Anti-Intellectualism

Bloggified by Jake on Wednesday, April 23, 2008

This may be the least impactful books ever written. Unfortunately, as Susan Jacoby herself points out in the clip below from last night's "Colbert Report," half Americans will read zero books this year. And if any of those 130 million or so decide to pick one up, what are the odds they'll read a book telling them why they and their friends and family are stupid and choose to be stupid?

Furthermore, the people most likely to read the book don't have much reason to do so. I really don't need Susan Jacoby to tell me people actively reject intellectual enlightenment. I lived in the South for two years. On top of that, I lived in Bay County, Florida, home to more churches per capita than anywhere else in the United States.

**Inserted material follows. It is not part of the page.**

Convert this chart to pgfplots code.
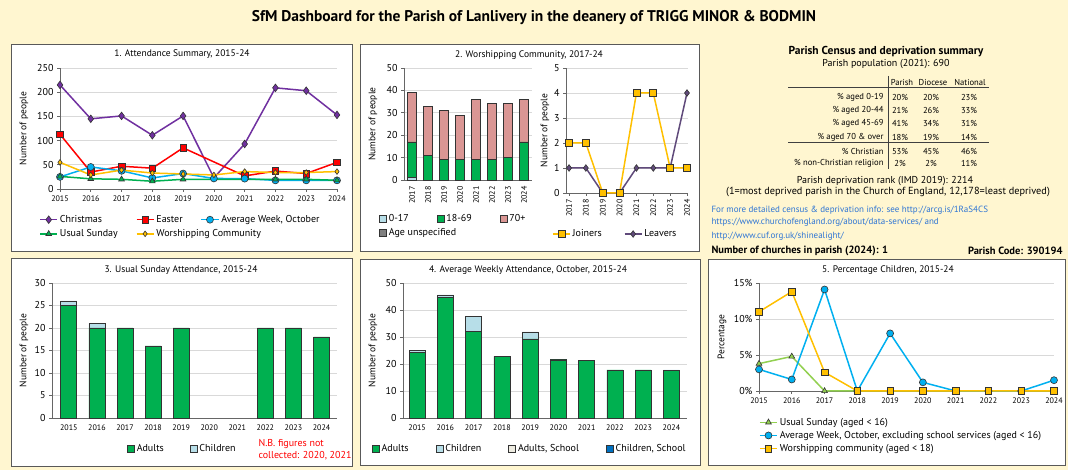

Throughout my public school career, I consistently saw funding for the gifted programs cut so it could be poured down the drain of remedial classes.

In high school, I was on a Speech and Debate team that won its tenth consecutive state championship and was riding a seven year undefeated streak. I contributed to that title and streak by winning State and advancing to Nationals. I joined Model United Nations in my junior year and was named Outstanding Delegate as a representative of Djibouti. That strong showing earned me the Model UN presidency at my school and the chance to represent the United Kingdom on the Security Council the following year, where I was again named the top delegate.

Given those credentials, who do you think got more pussy? Me or the weak-armed quarterback of our 2-9 football team? Which of those three teams do you think got the most funding from the school?

As we near the end of baseball's opening month, already the anti-intellectual forces are hard at work to downplay the value of SABR-metrics. I won't go into all of baseball's old guard's attempts to paint those who critically analyze statistics to better understand the sport as nerds who can't know anything about baseball without having put on spikes and played in the Major League. Fire Joe Morgan and Moneyball do a much more thorough job than I can in one paragraph.

Last week, I finished all the revisions for my novel (which is currently being considered by six publishers). The majority of the changes were changing big words like "cacophony" to "loud noise" and removing adverbs that made sentences too long and complicated.

My girlfriend is a teacher at a school that No Child Left Behind has reduced to a idiot factory bent on meeting minimal standards. No Child Left Behind, by its very name, is serves to do exactly the opposite of what it should. The idea is that by making everyone learn the same stuff, everyone can be as smart as everyone else. Unfortunately, that's true, but the standard bearer for everyone's level of learning isn't the smartest kid in the class, but the dumbest. If no one is to be left behind, everyone must move at the rate of the slowest person.

This morning, my might-as-well-be-father-in-law made pancakes for the kids. Instead of reading the instructions on the side of the Aunt Jemima box, he just dumped some water into the mix (instead of eggs, milk, and oil). When Theresa pointed out his mistake, his answer was "It looks like it worked." Staring directly at the instructions, he concluded that the chemical make up of water must be equivalent to the chemical make up of eggs, milk, and oil!

My point is that I could probably write this book. Anyone with an IQ over 130 probably has enough anecdotes to fill 200 or more pages. I'm intrigued to read The Age of American Unreason, but already figure I know 30% of what's in it and will only be horribly, horribly depressed by the other 70%.

1 sarcastic replies:

Coma Victim said...

You is makes lots sense man. Shiiiit bro.